Written instruction: Give every line below again, exactly.

Supplied material:
--- start ---

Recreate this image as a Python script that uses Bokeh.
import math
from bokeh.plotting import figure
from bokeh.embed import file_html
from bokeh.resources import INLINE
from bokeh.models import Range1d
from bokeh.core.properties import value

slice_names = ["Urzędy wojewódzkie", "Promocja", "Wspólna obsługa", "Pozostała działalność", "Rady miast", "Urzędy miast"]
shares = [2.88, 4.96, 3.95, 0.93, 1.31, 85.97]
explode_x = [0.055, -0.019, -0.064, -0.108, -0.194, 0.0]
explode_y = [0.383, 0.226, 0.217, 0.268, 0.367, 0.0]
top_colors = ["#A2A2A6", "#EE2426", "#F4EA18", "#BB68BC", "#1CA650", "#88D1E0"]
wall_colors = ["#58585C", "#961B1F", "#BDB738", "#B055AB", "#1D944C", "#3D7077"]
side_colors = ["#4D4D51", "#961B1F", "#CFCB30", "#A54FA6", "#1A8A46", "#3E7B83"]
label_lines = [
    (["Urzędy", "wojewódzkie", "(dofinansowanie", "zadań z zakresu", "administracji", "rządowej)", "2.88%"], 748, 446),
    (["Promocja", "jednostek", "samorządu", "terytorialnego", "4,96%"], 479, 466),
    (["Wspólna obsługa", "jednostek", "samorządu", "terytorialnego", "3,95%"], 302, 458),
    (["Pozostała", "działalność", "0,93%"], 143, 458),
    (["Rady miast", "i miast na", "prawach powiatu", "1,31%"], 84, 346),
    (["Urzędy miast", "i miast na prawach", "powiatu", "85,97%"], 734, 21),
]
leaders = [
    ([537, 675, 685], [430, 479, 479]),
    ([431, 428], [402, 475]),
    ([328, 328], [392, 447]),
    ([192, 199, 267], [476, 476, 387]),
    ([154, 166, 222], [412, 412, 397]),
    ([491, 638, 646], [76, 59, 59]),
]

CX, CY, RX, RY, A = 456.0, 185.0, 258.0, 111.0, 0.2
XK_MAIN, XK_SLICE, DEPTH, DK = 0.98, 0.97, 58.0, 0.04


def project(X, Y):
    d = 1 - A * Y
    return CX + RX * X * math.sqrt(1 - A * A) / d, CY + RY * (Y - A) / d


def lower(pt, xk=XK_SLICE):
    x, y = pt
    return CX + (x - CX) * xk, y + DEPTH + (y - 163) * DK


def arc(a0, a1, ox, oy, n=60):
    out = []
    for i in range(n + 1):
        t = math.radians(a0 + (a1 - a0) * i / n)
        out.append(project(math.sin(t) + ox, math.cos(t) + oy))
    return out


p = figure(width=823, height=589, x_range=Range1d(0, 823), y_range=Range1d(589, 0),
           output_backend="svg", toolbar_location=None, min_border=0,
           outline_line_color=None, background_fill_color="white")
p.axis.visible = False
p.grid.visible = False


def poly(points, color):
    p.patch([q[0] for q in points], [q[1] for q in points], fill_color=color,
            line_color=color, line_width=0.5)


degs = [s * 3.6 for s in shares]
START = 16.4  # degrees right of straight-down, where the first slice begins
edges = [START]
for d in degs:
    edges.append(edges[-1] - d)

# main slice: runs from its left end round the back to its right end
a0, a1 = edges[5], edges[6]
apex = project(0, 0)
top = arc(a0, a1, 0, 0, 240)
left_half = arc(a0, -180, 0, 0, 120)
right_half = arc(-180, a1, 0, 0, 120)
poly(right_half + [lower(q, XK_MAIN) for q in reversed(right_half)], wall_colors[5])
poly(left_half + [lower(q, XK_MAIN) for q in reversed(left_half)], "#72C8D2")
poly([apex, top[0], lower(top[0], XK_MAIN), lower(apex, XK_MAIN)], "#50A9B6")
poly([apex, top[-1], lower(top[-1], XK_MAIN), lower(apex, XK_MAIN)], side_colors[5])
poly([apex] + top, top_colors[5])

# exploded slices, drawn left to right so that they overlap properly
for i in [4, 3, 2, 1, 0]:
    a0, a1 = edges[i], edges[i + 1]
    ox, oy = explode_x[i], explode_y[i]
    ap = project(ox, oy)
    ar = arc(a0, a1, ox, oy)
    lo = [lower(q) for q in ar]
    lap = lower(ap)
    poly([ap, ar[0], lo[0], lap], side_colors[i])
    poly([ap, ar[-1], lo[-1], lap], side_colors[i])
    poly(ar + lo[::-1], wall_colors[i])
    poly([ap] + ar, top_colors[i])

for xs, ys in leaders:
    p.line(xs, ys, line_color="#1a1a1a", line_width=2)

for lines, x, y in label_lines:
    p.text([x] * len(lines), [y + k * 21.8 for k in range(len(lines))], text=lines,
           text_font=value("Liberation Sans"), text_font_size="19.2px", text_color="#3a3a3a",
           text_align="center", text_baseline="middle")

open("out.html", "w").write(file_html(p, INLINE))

--- end ---

Response for this exercise:
Recreate this image as a Python script that uses Bokeh.
import math
from bokeh.plotting import figure
from bokeh.embed import file_html
from bokeh.resources import INLINE
from bokeh.models import Range1d
from bokeh.core.properties import value

slice_names = ["Urzędy wojewódzkie", "Promocja", "Wspólna obsługa", "Pozostała działalność", "Rady miast", "Urzędy miast"]
shares = [2.88, 4.96, 3.95, 0.93, 1.31, 85.97]
explode_x = [0.055, -0.019, -0.064, -0.108, -0.194, 0.0]
explode_y = [0.383, 0.226, 0.217, 0.268, 0.367, 0.0]
top_colors = ["#A2A2A6", "#EE2426", "#F4EA18", "#BB68BC", "#1CA650", "#88D1E0"]
wall_colors = ["#58585C", "#961B1F", "#BDB738", "#B055AB", "#1D944C", "#3D7077"]
side_colors = ["#4D4D51", "#961B1F", "#CFCB30", "#A54FA6", "#1A8A46", "#3E7B83"]
label_lines = [
    (["Urzędy", "wojewódzkie", "(dofinansowanie", "zadań z zakresu", "administracji", "rządowej)", "2.88%"], 748, 446),
    (["Promocja", "jednostek", "samorządu", "terytorialnego", "4,96%"], 479, 466),
    (["Wspólna obsługa", "jednostek", "samorządu", "terytorialnego", "3,95%"], 302, 458),
    (["Pozostała", "działalność", "0,93%"], 143, 458),
    (["Rady miast", "i miast na", "prawach powiatu", "1,31%"], 84, 346),
    (["Urzędy miast", "i miast na prawach", "powiatu", "85,97%"], 734, 21),
]
leaders = [
    ([537, 675, 685], [430, 479, 479]),
    ([431, 428], [402, 475]),
    ([328, 328], [392, 447]),
    ([192, 199, 267], [476, 476, 387]),
    ([154, 166, 222], [412, 412, 397]),
    ([491, 638, 646], [76, 59, 59]),
]

CX, CY, RX, RY, A = 456.0, 185.0, 258.0, 111.0, 0.2
XK_MAIN, XK_SLICE, DEPTH, DK = 0.98, 0.97, 58.0, 0.04


def project(X, Y):
    d = 1 - A * Y
    return CX + RX * X * math.sqrt(1 - A * A) / d, CY + RY * (Y - A) / d


def lower(pt, xk=XK_SLICE):
    x, y = pt
    return CX + (x - CX) * xk, y + DEPTH + (y - 163) * DK


def arc(a0, a1, ox, oy, n=60):
    out = []
    for i in range(n + 1):
        t = math.radians(a0 + (a1 - a0) * i / n)
        out.append(project(math.sin(t) + ox, math.cos(t) + oy))
    return out


p = figure(width=823, height=589, x_range=Range1d(0, 823), y_range=Range1d(589, 0),
           output_backend="svg", toolbar_location=None, min_border=0,
           outline_line_color=None, background_fill_color="white")
p.axis.visible = False
p.grid.visible = False


def poly(points, color):
    p.patch([q[0] for q in points], [q[1] for q in points], fill_color=color,
            line_color=color, line_width=0.5)


degs = [s * 3.6 for s in shares]
START = 16.4  # degrees right of straight-down, where the first slice begins
edges = [START]
for d in degs:
    edges.append(edges[-1] - d)

# main slice: runs from its left end round the back to its right end
a0, a1 = edges[5], edges[6]
apex = project(0, 0)
top = arc(a0, a1, 0, 0, 240)
left_half = arc(a0, -180, 0, 0, 120)
right_half = arc(-180, a1, 0, 0, 120)
poly(right_half + [lower(q, XK_MAIN) for q in reversed(right_half)], wall_colors[5])
poly(left_half + [lower(q, XK_MAIN) for q in reversed(left_half)], "#72C8D2")
poly([apex, top[0], lower(top[0], XK_MAIN), lower(apex, XK_MAIN)], "#50A9B6")
poly([apex, top[-1], lower(top[-1], XK_MAIN), lower(apex, XK_MAIN)], side_colors[5])
poly([apex] + top, top_colors[5])

# exploded slices, drawn left to right so that they overlap properly
for i in [4, 3, 2, 1, 0]:
    a0, a1 = edges[i], edges[i + 1]
    ox, oy = explode_x[i], explode_y[i]
    ap = project(ox, oy)
    ar = arc(a0, a1, ox, oy)
    lo = [lower(q) for q in ar]
    lap = lower(ap)
    poly([ap, ar[0], lo[0], lap], side_colors[i])
    poly([ap, ar[-1], lo[-1], lap], side_colors[i])
    poly(ar + lo[::-1], wall_colors[i])
    poly([ap] + ar, top_colors[i])

for xs, ys in leaders:
    p.line(xs, ys, line_color="#1a1a1a", line_width=2)

for lines, x, y in label_lines:
    p.text([x] * len(lines), [y + k * 21.8 for k in range(len(lines))], text=lines,
           text_font=value("Liberation Sans"), text_font_size="19.2px", text_color="#3a3a3a",
           text_align="center", text_baseline="middle")

open("out.html", "w").write(file_html(p, INLINE))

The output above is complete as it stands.